Score marks are seen on the sides of dried out poppy bulbs in Afghanistan's Helmand province. Researchers have discovered the genes that allow the opium poppy to make codeine and morphine, according to a new study.
Unlike morphine, codeine cannot be easily converted to heroin.
"The enzymes encoded by these two genes have eluded plant biochemists for a half-century," said Peter Facchini, a professor at the University of Calgary in Canada and co-author of the paper.
"In finding not only the enzymes but also the genes, we've make a major step forward," he said in a press release.

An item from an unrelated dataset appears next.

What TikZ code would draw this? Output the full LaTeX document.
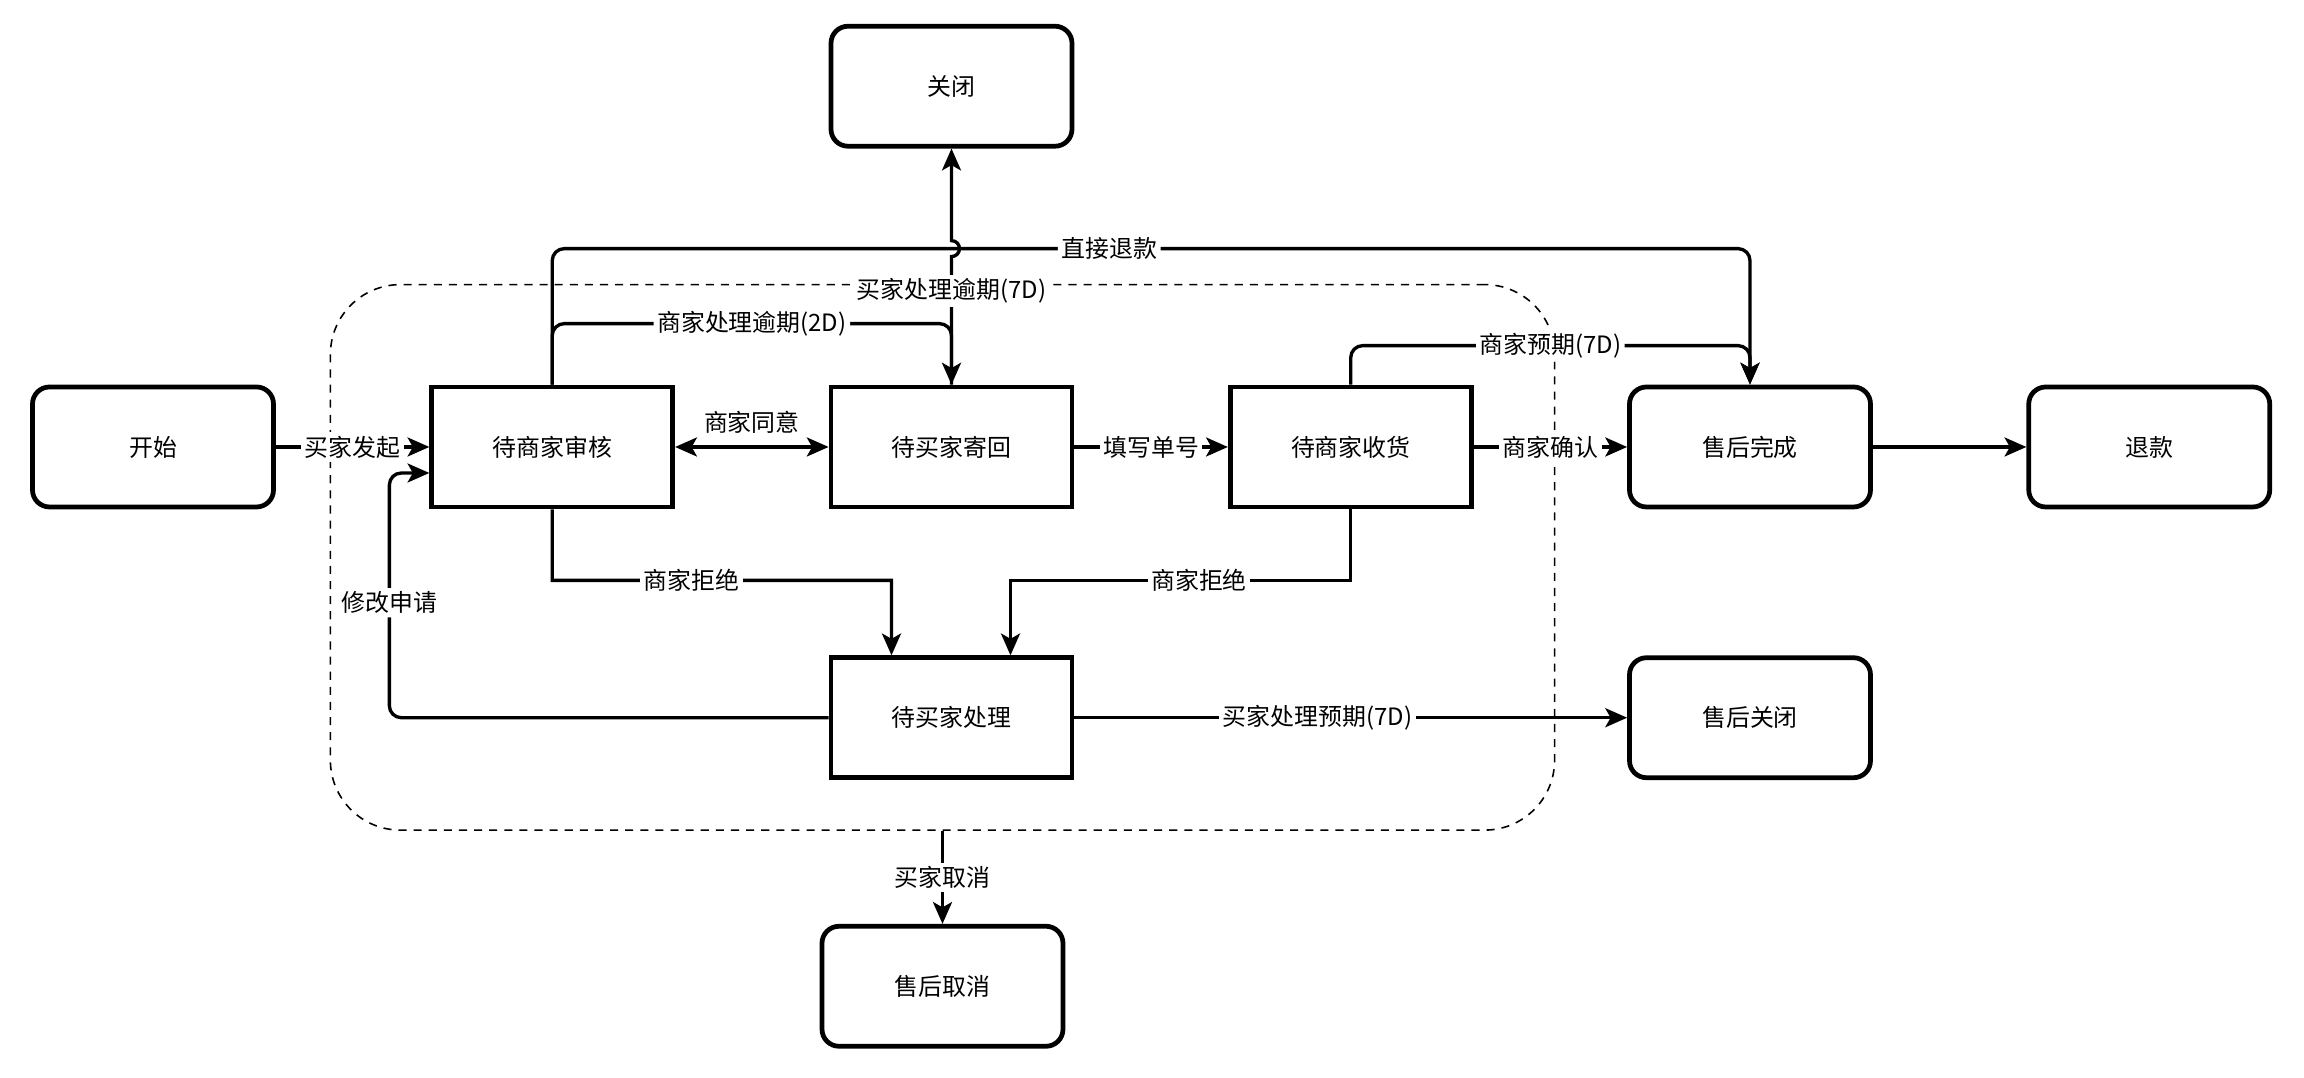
\documentclass[tikz,border=0pt]{standalone}
\usepackage{fontspec}
\setmainfont{Noto Sans CJK SC}
\usetikzlibrary{arrows.meta,positioning,fit,calc}

\begin{document}
\begin{tikzpicture}[
    >={Stealth[length=6.2pt, width=5.4pt, inset=1.5pt]},
    node distance=1.46cm and 1.535cm,
    font=\fontsize{6.8}{8}\selectfont,
    box/.style={draw, line width=1.35pt, align=center, minimum width=2.41cm, minimum height=1.2cm, inner sep=0pt},
    endbox/.style={box, rounded corners=0.17cm},
    lbl/.style={fill=white, inner sep=1pt},
    arr/.style={->, line width=0.95pt},
    grp/.style={draw, dash pattern=on 2.3pt off 2pt, line width=0.45pt, rounded corners=0.7cm, inner sep=0pt}
]
    \useasboundingbox (0,0) rectangle (23.04,10.78);
    \node[endbox] (start) at (1.53,6.31) {开始};
    \node[box, right=of start] (shen) {待商家审核};
    \node[box, right=of shen] (jihui) {待买家寄回};
    \node[box, right=of jihui] (shou) {待商家收货};
    \node[endbox, right=of shou] (done) {售后完成};
    \node[endbox, right=of done] (refund) {退款};
    \node[endbox, above=2.36cm of jihui] (close) {关闭};
    \node[box, below=of jihui] (chuli) {待买家处理};
    \node[endbox, below=of done] (shut) {售后关闭};

    % dashed group round the pending states
    \coordinate (g1) at ($(shen.north west)+(-0.99,1.0)$);
    \coordinate (g2) at ($(shou.east |- chuli.south)+(0.81,-0.5)$);
    \node[grp, fit=(g1)(g2)] (grp) {};
    \node[endbox, below=0.93cm of grp] (cancel) {售后取消};

    \draw[arr] (start) -- node[lbl]{买家发起} (shen);
    \draw[arr, <->] (shen) -- node[above]{商家同意} (jihui);
    \draw[arr] (jihui) -- node[lbl]{填写单号} (shou);
    \draw[arr] (shou) -- node[lbl]{商家确认} (done);
    \draw[arr] (done) -- (refund);
    \draw[arr] (chuli) -- node[lbl, pos=0.44]{买家处理预期(7D)} (shut);

    % over the top
    \coordinate (tk) at ($(shen.north)+(0,1.36)$);
    \draw[arr, rounded corners=0.12cm] (shen.north) -- (tk) -| node[lbl, pos=0.2325]{直接退款} (done.north);
    \draw[arr, rounded corners=0.12cm] (shen.north) |- node[lbl, pos=0.75]{商家处理逾期(2D)} ($(jihui.north)+(0,0.61)$) -- (jihui.north);
    \draw[arr, rounded corners=0.12cm] (shou.north) |- node[lbl, pos=0.75]{商家预期(7D)} ($(done.north)+(0,0.39)$) -- (done.north);
    \draw[arr] (jihui.north) -- node[lbl, pos=0.73]{买家处理逾期(7D)} ($(jihui.north |- tk)+(0,-0.08)$)
        arc[start angle=-90, end angle=90, radius=0.08] -- (close.south);

    % refusals and back
    \draw[arr] (shen.south) |- node[lbl, pos=0.705]{商家拒绝} ($(chuli.north)+(-0.6,0.75)$) -- ([xshift=-0.6cm]chuli.north);
    \draw[arr] (shou.south) |- node[lbl, pos=0.723]{商家拒绝} ($(chuli.north)+(0.59,0.75)$) -- ([xshift=0.59cm]chuli.north);
    \draw[arr, rounded corners=0.12cm] (chuli.west) -| node[lbl, pos=0.735]{修改申请} ($(shen.west)+(-0.4,-0.26)$) -- ([yshift=-0.26cm]shen.west);

    \draw[arr] (grp.south) -- node[lbl]{买家取消} (cancel.north);
\end{tikzpicture}
\end{document}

Opium poppy remains the world's dominant source of codeine, morphine and another opiate called oxycodone, according to the study, published Sunday in Nature Chemical Biology.
In clinical medicine, morphine is often regarded as the drug-of-first-choice to relieve severe pain and suffering.
Codeine can be extracted directly from the opium plant, but mostly it is synthesised from the much more abundant morphine found in the opium poppy.
Most morphine produced for pharmaceutical use around the world is converted into codeine.
Once ingested, codeine is converted by an enzyme in the liver to morphine, which is the active painkiller and a naturally occurring compound in humans.
"With this discovery, we can potentially create plants that will stop production at codeine," said Facchini.
"Our discovery now makes it possible to use microorganisms to produce opiate drugs and other important pharmaceuticals."
Co-author Jillian Hagel, a post-doctoral scientist in Facchini's laboratory, used cutting-edge sequencing techniques to sift through some 23,000 different genes to find the one -- codeine O-dementhylase (CODM) -- that produces the plant enzyme which converts codeine into morphine.
"We have found the missing pieces that were needed to understand how the opium poppy makes morphine," she said.
The opium poppy has been grown and exploited for thousands of years for both its medicinal and mind-altering properties.
Morphine was isolated in the early 19th century, while codeine was first identified in 1832 by French chemist Pierre Robiquet.